出来高(EV:Earned Value) = 予定コスト合計 × 実績完了度
コスト差異(CV:Cost Variance)
コスト差異とは、プロジェクトのある時点において完了している作業分について、予定されていたコスト(予算)と実績として発生したコストの差を表します。具体的には、出来高と実績コストの差によって算出されます。 たとえば、プロジェクト全体のコスト(予算)が5,000万円であり、プロジェクトの作業全体の40%が完了した時点で実績コストが2,100万円だったとします。この場合、出来高は5,000万円の40%で2,000万円であり、コスト差異は2,000万円-2,100万円により-100万円と算出されます。これは、その時点で完了した40%の作業分について、想定よりも100万円多くコストがかかっていることを表します。マイナスの値は、その時点でプロジェクトにかかっているコストがすでに予算を超えていることを表します。プラスの値は、その時点でプロジェクトにかかっているコストが予算内に収まっていることを表します。ゼロは、その時点でプロジェクトにかかっているコストが予算と一致していることを表します。
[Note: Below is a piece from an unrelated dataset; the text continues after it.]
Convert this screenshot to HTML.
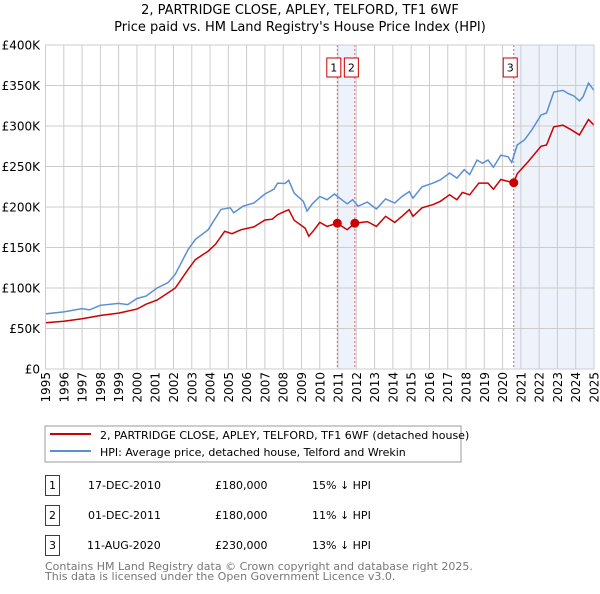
<!DOCTYPE html>
<html><head><meta charset="utf-8"><style>
body{margin:0;background:#fff;font-family:"DejaVu Sans","Liberation Sans",sans-serif;}
svg text{font-family:"DejaVu Sans","Liberation Sans",sans-serif;}
</style></head><body>
<svg id="chart" width="600" height="590" xmlns="http://www.w3.org/2000/svg">
<text x="300" y="14" text-anchor="middle" font-size="13">2, PARTRIDGE CLOSE, APLEY, TELFORD, TF1 6WF</text>
<text x="300" y="31" text-anchor="middle" font-size="13">Price paid vs. HM Land Registry's House Price Index (HPI)</text>
<g id="plot"></g>
<g>
<rect x="45" y="426" width="416" height="36" fill="#fff" stroke="#999"/>
<line x1="50" y1="434" x2="91" y2="434" stroke="#cc0000" stroke-width="2"/>
<text x="100" y="439" font-size="11">2, PARTRIDGE CLOSE, APLEY, TELFORD, TF1 6WF (detached house)</text>
<line x1="50" y1="451" x2="91" y2="451" stroke="#5b8fd4" stroke-width="2"/>
<text x="100" y="456" font-size="11">HPI: Average price, detached house, Telford and Wrekin</text>
</g>
<g font-size="11">
<rect x="45.5" y="475.5" width="14" height="20" fill="none" stroke="#cc0000"/><text x="52.5" y="489" text-anchor="middle">1</text>
<text x="88" y="489">17-DEC-2010</text><text x="215" y="489">£180,000</text><text x="312" y="489">15% ↓ HPI</text>
<rect x="45.5" y="505.5" width="14" height="20" fill="none" stroke="#cc0000"/><text x="52.5" y="519" text-anchor="middle">2</text>
<text x="88" y="519">01-DEC-2011</text><text x="215" y="519">£180,000</text><text x="312" y="519">11% ↓ HPI</text>
<rect x="45.5" y="535.5" width="14" height="20" fill="none" stroke="#cc0000"/><text x="52.5" y="549" text-anchor="middle">3</text>
<text x="87" y="549">11-AUG-2020</text><text x="215" y="549">£230,000</text><text x="312" y="549">13% ↓ HPI</text>
</g>
<text x="45" y="570" font-size="11" fill="#777">Contains HM Land Registry data © Crown copyright and database right 2025.</text>
<text x="45" y="580" font-size="11" fill="#777">This data is licensed under the Open Government Licence v3.0.</text>
</svg>
<script>
const hpiYears=[1995,1996,1997,1997.4,1998,1999,1999.5,2000,2000.5,2001.1,2001.7,2002.1,2002.8,2003.2,2003.9,2004.6,2005.1,2005.3,2005.8,2006.4,2007,2007.5,2007.7,2008.1,2008.3,2008.6,2009.1,2009.3,2009.6,2010,2010.4,2010.8,2011.2,2011.5,2011.8,2012.1,2012.6,2013.1,2013.6,2014.1,2014.5,2014.9,2015.1,2015.6,2016.2,2016.6,2017.1,2017.5,2017.9,2018.2,2018.6,2018.9,2019.2,2019.5,2019.9,2020.3,2020.5,2020.8,2021.2,2021.6,2022.1,2022.4,2022.8,2023.3,2023.6,2023.9,2024.2,2024.4,2024.7,2025];
const hpiValues=[68,70.5,74.6,73,78.7,81,79.5,87,90,100,106.5,117,147.5,160,172,197,199,193,201,205,216,222,229.5,229,233,217,207,195,204,213,209,216,209,204,209,201,206,197.5,210,205,213,219,211,225,229.5,233.6,242,235.7,246,240,258,254,258,249,264,262,255,276.6,283,295,313.5,316,342,344,340,337,331,336,353,344];
const propYears=[1995,1996,1997,1998,1999,2000,2000.5,2001.1,2001.7,2002.1,2002.8,2003.2,2003.9,2004.3,2004.8,2005.2,2005.7,2006.4,2007,2007.4,2007.7,2008.1,2008.3,2008.6,2009.2,2009.4,2009.7,2010,2010.4,2010.96,2011.5,2011.92,2012.6,2013.1,2013.6,2014.1,2014.5,2014.9,2015.1,2015.6,2016.2,2016.6,2017.1,2017.5,2017.8,2018.2,2018.7,2019.2,2019.5,2019.9,2020.3,2020.61,2020.8,2021.4,2022.1,2022.4,2022.8,2023.3,2023.7,2024.2,2024.7,2025];
const propValues=[57,59,62,66,69,74,80,85,94,100,123,135,145.5,154,170,167,172,175.4,184,185,190.6,194.7,196.7,183.6,174,164,172,181,176,180,172,180,182,176,188.5,181,188.5,196.7,188.5,199,203,207,215,209,218,215,229.5,229.5,222,234,231.6,230,241,256,275,276.6,299,301,296,289,308,301];
const saleLabels=["1","2","3"];
const saleYears=[2010.96,2011.92,2020.61];
const saleValues=[180,180,230];
const yTicks=[0,50,100,150,200,250,300,350,400];
const yTickLabels=["£0","£50K","£100K","£150K","£200K","£250K","£300K","£350K","£400K"];
const xTicks=[1995,1996,1997,1998,1999,2000,2001,2002,2003,2004,2005,2006,2007,2008,2009,2010,2011,2012,2013,2014,2015,2016,2017,2018,2019,2020,2021,2022,2023,2024,2025];

const L=45.5,R=594,T=45,B=369,X0=1995,X1=2025,YMAX=400;
const xs=v=>L+(v-X0)/(X1-X0)*(R-L);
const ys=v=>B-v/YMAX*(B-T);
const NS="http://www.w3.org/2000/svg";
const g=document.getElementById('plot');
function mk(tag,attrs,parent){const e=document.createElementNS(NS,tag);for(const k in attrs)e.setAttribute(k,attrs[k]);(parent||g).appendChild(e);return e;}

let e;
e=mk('rect',{x:xs(saleYears[0]),y:T,width:xs(saleYears[1])-xs(saleYears[0]),height:B-T,fill:'#edf2fb'});


e=mk('rect',{x:xs(saleYears[2]),y:T,width:R-xs(saleYears[2]),height:B-T,fill:'#edf2fb'});


xTicks.forEach(t=>{
  e=mk('line',{x1:xs(t),x2:xs(t),y1:T,y2:B,stroke:'#ccc','stroke-width':1});
  
  
  e=mk('text',{x:0,y:0,'font-size':12,'text-anchor':'end',transform:`translate(${xs(t)+4.5},372) rotate(-90)`});
  e.textContent=String(t);
  
  
});
yTicks.forEach((t,i)=>{
  e=mk('line',{x1:L,x2:R,y1:ys(t),y2:ys(t),stroke:'#ccc','stroke-width':1});
  
  
  e=mk('text',{x:40,y:ys(t)+4.5,'font-size':12,'text-anchor':'end'});
  e.textContent=yTickLabels[i];
  
  
});
saleYears.forEach((s,i)=>{
  e=mk('line',{x1:xs(s),x2:xs(s),y1:T,y2:B,stroke:'#e06060','stroke-width':1,'stroke-dasharray':'2,2'});
  
  
  e=mk('rect',{x:xs(s)-10.5,y:58,width:14,height:19,fill:'#fff',stroke:'#cc0000'});
  
  
  e=mk('text',{x:xs(s)-3.5,y:71.5,'font-size':11,'text-anchor':'middle'});
  e.textContent=saleLabels[i];
  
  
});
e=mk('path',{d:hpiYears.map((y,i)=>(i?'L':'M')+xs(y).toFixed(1)+','+ys(hpiValues[i]).toFixed(1)).join(''),fill:'none',stroke:'#5b8fd4','stroke-width':1.5});


e=mk('path',{d:propYears.map((y,i)=>(i?'L':'M')+xs(y).toFixed(1)+','+ys(propValues[i]).toFixed(1)).join(''),fill:'none',stroke:'#cc0000','stroke-width':1.5});


saleYears.forEach((s,i)=>{
  e=mk('circle',{cx:xs(s),cy:ys(saleValues[i]),r:4.5,fill:'#cc0000'});
  
  
});
e=mk('rect',{x:L,y:T,width:R-L,height:B-T,fill:'none',stroke:'#ccc'});


</script>
</body></html>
コスト差異(CV:Cost Variance) = 出来高 - 実績コスト
スケジュール差異(SV:Schedule Variance)
スケジュール差異は、プロジェクトにおける予定のずれを表します。具体的には、出来高と計画値の差によって算出されます。たとえば、プロジェクト全体のコスト(予算)が5,000万円であり、ある時点においてプロジェクトの作業全体の50%の完了が予定されていたところ、40%のみが完了したとします。この場合、出来高は5,000万円の40%(実際の完了度)で2,000万円、計画値は5,000万円の50%(予定されていた完了度)で2,500万円と算出されます。上記から、スケジュール差異は、2,000万円-2,500万円により、-500万円と算出されます。これは、その時点で、予定よりも500万円分の遅れが発生していることを表します。マイナスの値は、プロジェクトが予定より遅れていることを表します。プラスの値は、プロジェクトが予定より前倒しで進んでいることを表します。ゼロは、プロジェクトが予定通りに進捗していることを表します。
スケジュール差異(SV:Schedule Variance) = 出来高 - 計画値
スケジュール効率指数とは、日程面におけるプロジェクトの効率性を表します。具体的には、出来高を計画値で割ることによって算出されます。上記の例のように、出来高が2,000万円で計画値が2,500万円の場合、SPIは2,000万円÷2,500万円で0.8となります。SPIの値が1より小さい場合、プロジェクトが予定より遅れていることを表します。1以上の値の場合、プロジェクトが予定どおりに進んでいること(プロジェクトの日程が効率的に進んでいること)を表します。
スケジュール効率指数(SPI:Schedule Performance Index) = 出来高 ÷ 計画値
コスト効率指数とは、コスト面におけるプロジェクトの効率性を表します。出来高を実績コストで割ることによって算出されます。上記の例のように、出来高が2,000万円で実績コストが2,100万円の場合、CPIは2,000万円÷2,100万円で0.95となります。CPIの値が1より小さい場合、プロジェクトで完了した作業に相当する金額が、実際にかかったコストを下回っていて、予算を超過していることを表します。1以上の値の場合、プロジェクトで完了した作業に相当する金額が、実際にかかったコストを上回っていて、コスト効率が高い(1単位当たりのコストに対してより高い価値を生み出している)ことを表します。
コスト効率指数(CPI) = 出来高 ÷ 実績コスト
予測コスト(定型)
予測コスト(定型) とは、ある時点における作業完了度に基づいて算出される、プロジェクト全体のコストの予測値です。
予測コスト(定型) = 実績コスト × 100 ÷ タスクの完了度
予測コスト(非定型)
予測コスト(非定型)とは、プロジェクトにおける現在までの実績と残りの作業分の予定コストに基づいて算出される、プロジェクト全体のコストの予測値です。
予測コスト(非定型) =
(((100 - 完了度) × 予定コスト)÷100) + 実績コスト
このグラフでは、プロジェクトの全体的な実績を視覚的に確認できます。横軸はコスト効率指数(CPI:Cost Performance Index)、縦軸はスケジュール効率指数(SPI:Schedule Performance Index)を表します。